Pie in the Energy Sky

My late father was a mining engineer. He had lots of interactions with economists over his long career in government, the private sector, and academia. His take: “An economist is someone who goes from an unwarranted assumption to a foregone conclusion.”

I was reminded of his view by a report in Electricity Daily of a study from Bloomberg New Energy Finance, predicting the beginning of the end for coal and natural gas in electric generation (peak fossil fuels) in 2025, extraordinary investment in wind and solar, widespread use of electric vehicles, and economic battery storage.

And if you believe that, I have a bridge for sale…cheap.

Let’s start at the top, with peak fossil fuels. Bloomberg says coal and natural gas will fade as generating fuels, despite low prices. “Around 2027, new wind and solar gets cheaper than running existing coal and gas generators, particularly where carbon pricing is in place,” says the report’s executive summary. The full report is not publicly available.

This post has some telling graphics, thanks to Michael Shellenberger.

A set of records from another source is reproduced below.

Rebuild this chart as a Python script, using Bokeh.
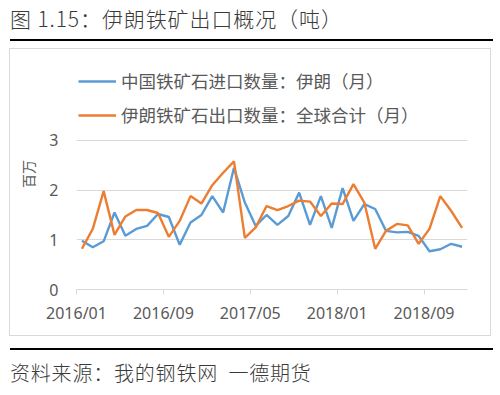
from bokeh.plotting import figure
from bokeh.models import (Range1d, FixedTicker, Legend, LegendItem, Div)
from bokeh.layouts import column
from bokeh.embed import file_html
from bokeh.resources import INLINE

# ---- data (millions of tonnes, monthly 2016/01 .. 2018/12) ----
tick_labels = ["2016/01", "2016/09", "2017/05", "2018/01", "2018/09"]
y_ticks = [0, 1, 2, 3]
china_imports_iran = [0.98, 0.85, 0.97, 1.55, 1.08, 1.22, 1.28, 1.52, 1.46, 0.90, 1.35, 1.50,
                      1.88, 1.55, 2.45, 1.75, 1.28, 1.50, 1.30, 1.48, 1.95, 1.30, 1.88, 1.24,
                      2.04, 1.38, 1.72, 1.62, 1.18, 1.15, 1.16, 1.08, 0.77, 0.81, 0.92, 0.86]
iran_exports_total = [0.82, 1.22, 1.98, 1.10, 1.47, 1.60, 1.60, 1.54, 1.06, 1.38, 1.88, 1.73,
                      2.10, 2.35, 2.58, 1.04, 1.25, 1.68, 1.60, 1.68, 1.79, 1.77, 1.48, 1.73,
                      1.72, 2.12, 1.75, 0.82, 1.18, 1.32, 1.29, 0.92, 1.22, 1.88, 1.58, 1.24]
series_names = ["中国铁矿石进口数量：伊朗（月）", "伊朗铁矿石出口数量：全球合计（月）"]
title_text = "图 1.15：伊朗铁矿出口概况（吨）"
source_text = "资料来源：我的钢铁网&nbsp;&nbsp;一德期货"
y_label = "百万"

n = len(china_imports_iran)
xs = list(range(n))
months_per_tick = 8
tick_pos = [i * months_per_tick - 0.5 for i in range(len(tick_labels))]

GRAY = "#595959"
LIGHT = "#d9d9d9"
CJK = "Noto Sans CJK SC"

# chart box: page x 10..490, y 49..335 ; frame: page x 76..467, y 58..289
BW, BH = 480, 286
FL, FR, FT, FB = 76 - 10, 467 - 10, 58 - 49, 289 - 49

p = figure(width=BW, height=BH, output_backend="svg", toolbar_location=None,
           x_range=Range1d(-0.5, n - 0.5), y_range=Range1d(0, 4.65),
           min_border_left=FL, min_border_right=BW - FR,
           min_border_top=FT, min_border_bottom=BH - FB,
           margin=(8, 0, 0, 10),
           styles={"outline": "1.5px solid #d9d9d9"})
p.outline_line_color = None
p.background_fill_color = "white"
p.border_fill_color = "white"

l1 = p.line(xs, china_imports_iran, line_color="#5b9bd5", line_width=2.4)
l2 = p.line(xs, iran_exports_total, line_color="#ed7d31", line_width=2.4)

# axes
p.xaxis.ticker = FixedTicker(ticks=tick_pos)
p.xaxis.major_label_overrides = {t: lab for t, lab in zip(tick_pos, tick_labels)}
p.xaxis.axis_line_color = LIGHT
p.xaxis.major_tick_line_color = LIGHT
p.xaxis.major_tick_out = 5
p.xaxis.major_tick_in = 0
p.xaxis.minor_tick_line_color = None
p.xaxis.major_label_text_font = "Noto Sans"
p.xaxis.major_label_text_font_size = "16px"
p.xaxis.major_label_text_color = GRAY
p.xaxis.major_label_standoff = 7

p.yaxis.ticker = FixedTicker(ticks=y_ticks)
p.yaxis.axis_line_color = None
p.yaxis.major_tick_line_color = None
p.yaxis.minor_tick_line_color = None
p.yaxis.major_label_text_font = "Noto Sans"
p.yaxis.major_label_text_font_size = "16px"
p.yaxis.major_label_text_color = GRAY
p.yaxis.major_label_standoff = 12
p.yaxis.axis_label = y_label
p.yaxis.axis_label_text_font = CJK
p.yaxis.axis_label_text_font_size = "14px"
p.yaxis.axis_label_text_font_style = "normal"
p.yaxis.axis_label_text_color = GRAY
p.yaxis.axis_label_standoff = 8

p.xgrid.grid_line_color = None
p.ygrid.grid_line_color = LIGHT
p.ygrid.grid_line_width = 1.2

legend = Legend(items=[LegendItem(label=series_names[0], renderers=[l1]),
                       LegendItem(label=series_names[1], renderers=[l2])],
                location=(2, 162), orientation="vertical",
                glyph_width=38, glyph_height=20, label_height=20, spacing=9,
                padding=0, margin=0, label_standoff=5,
                border_line_color=None, background_fill_alpha=0,
                label_text_font=CJK, label_text_font_size="17.5px", label_text_color=GRAY)
p.add_layout(legend, "center")

text_style = ("font-family:'Noto Sans CJK SC'; font-weight:300; line-height:20px; "
              "color:#3a3a3a; white-space:nowrap;")
title_div = Div(text=f'<div style="{text_style} font-size:21px; letter-spacing:0.9px; '
                     f'padding-top:8px;">{title_text}</div>',
                width=490, height=39, margin=(0, 0, 0, 10))
rule1 = Div(text="", width=483, height=2, margin=(0, 0, 0, 10),
            styles={"background-color": "black"})
rule2 = Div(text="", width=483, height=2, margin=(13, 0, 0, 10),
            styles={"background-color": "black"})
footer_div = Div(text=f'<div style="{text_style} font-size:20px; letter-spacing:0.8px; '
                      f'padding-top:13px;">{source_text}</div>',
                 width=490, height=43, margin=(0, 0, 0, 10))

layout = column(title_div, rule1, p, rule2, footer_div, spacing=0)

open("out.html", "w").write(file_html(layout, INLINE))
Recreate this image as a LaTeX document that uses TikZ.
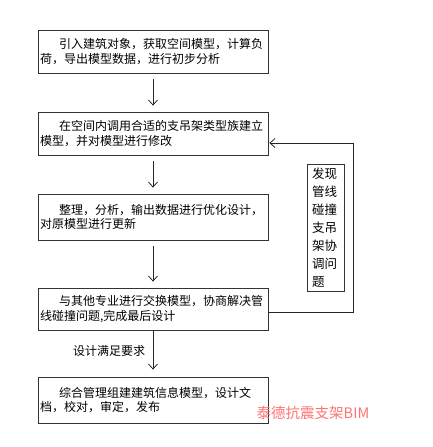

That’s probably bogus, as carbon pricing regimes in effect so far produce carbon prices far lower than would drive a move away from cheap fossil fuels. But it’s a good unwarranted assumption.

Electric cars? Why would anyone buy an electric car when gasoline is cheap? Even in Europe, where gasoline prices are taxed to the roof, electric cars are not flourishing. In part, that’s because battery technology, after more than a century of research and development, is still not competitive with internal combustion. Another unwarranted assumption.


Then we move to batteries themselves, which, says Bloomberg, will see lower costs “through technology development, economies of scale and manufacturing experience. Cheaper batteries increasingly bring small-scale and grid-scale storage options into play.” “Technology development” is another magic wand assumption.

Finally, renewables. Here is where Bloomberg plays the “capacity game,” predicting huge increases in generating capacity from wind and, particularly, solar. Now, we all know that capacity and energy aren’t the same thing. All megawatts are not created equal. I suspect Bloomberg’s economists grasp that basic concept, but the executive summary does not translate capacity additions from intermittent resources into energy reductions through retirements of fossil plants.


The “capacity game” is frequently played by advocates of renewables and foisted off on inexperienced or credulous reporters to demonstrate how wind and solar are kicking fossil fuels off the planet. But it is a game, and a losing one at that.

Call me skeptical, please. That’s my job. But I don’t view the current flood of reports about how the world is going to look in terms of energy usage in 15 years or more with any more respect than I looked at reports in the 1970s and 1980s about how the world was going to look in terms of energy in the 21st century. Those also featured lots of unwarranted assumptions reaching foregone conclusions. None were even close to correct.